Non coupable

Est dit innocent celui qui n’a commis ni crime ni délit.

Est aussi dit innocent celui qui n’est pas reconnu pour ses capacités intellectuelles. Ce sens ancien se trouve dans le Petit Robert (édition numérique de 2014) :

«(XVe) Qui a une ignorance, une naïveté trop grande. => crédule, 1. naïf, niais, simple. Il est bien innocent de croire ces balivernes.

• SPÉCIALEMENT N. Simple d’esprit. L’innocent du village. => idiot.»

Au Québec, l’expression — adjectif, substantif, interjection — est commune.

«Il me traitait d’innocent, ça voulait plutôt dire imbécile» (Mailloux, p. 64).

«Quand elle m’a demandé ce qui m’arrivait, je me suis pris pour un membre de l’ordre des avocassiers, j’ai joué à l’innocent […]» (Monsieur de Voltaire, p. 226).

«T’es vraiment un innocent, Gérard Tremblant» (Malgré tout on rit à Saint-Henri, p. 221).

«Maudit que t’es innocent» (Malgré tout on rit à Saint-Henri, p. 226).

«elle aboyait quelque chose comme : “Tu lui fais avaler une canette de Coke mélangée avec du gin, tu le laisses pas se coucher tant qu’il a pas chié, pis tu m’achales plus jamais pour une niaiserie de même, innocent !”» (Griffintown, p. 152).

«vous n’étiez pas inconscients, vous étiez innocents. Au sens québécois, comme dans l’expression “maudits innocents”, excusez mon langage» (les Caprices du sport, p. 15).

Le mot n’y est pas particulièrement récent. On le trouve (au moins) en 1960 sous la plume de Gérard Bessette :

«Donc, si M. le Curé revient, faites l’innocent» (éd. de 1977, p. 107).

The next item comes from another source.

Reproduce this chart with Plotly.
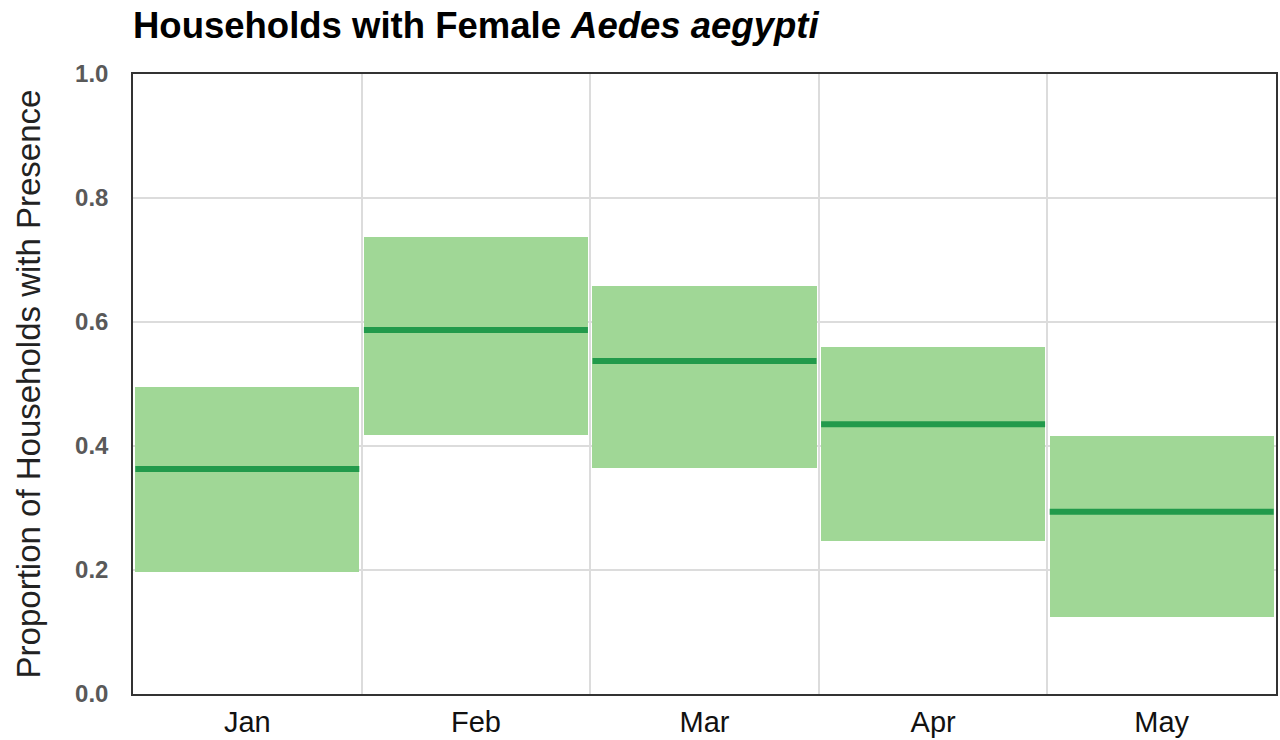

L’innocent n’est pas dangereux. Pour le dire avec la mère de l’Oreille tendue, il ne serait pas assez fou pour mettre le feu, sans être pour autant être assez fin pour l’éteindre.

 

Références

Beaulieu, Victor-Lévy, Monsieur de Voltaire. Romancerie, Montréal, Stanké, 1994, 255 p. Ill. Rééd. : Montréal, Boréal, coll. «Boréal compact», 220, 2010, 240 p.

Bérubé, Renald, les Caprices du sport. Roman fragmenté, Montréal, Lévesque éditeur, coll. «Réverbération», 2010, 159 p.

Bessette, Gérard, le Libraire. Roman, Montréal, Pierre Tisseyre, coll. «CLF poche canadien», 17, 1977, 153 p. Édition originale : 1960.

Grenier, Daniel, Malgré tout on rit à Saint-Henri. Nouvelles, Montréal, Le Quartanier, coll. «Polygraphe», 07, 2012, 253 p.

Mailloux, histoires de novembre et de juin racontées par Hervé Bouchard citoyen de Jonquière, Montréal, L’effet pourpre, 2002, 190 p.

Poitras, Marie-Hélène, Griffintown, Québec, Alto, coll. «Coda», 209 p. Édition originale : 2012.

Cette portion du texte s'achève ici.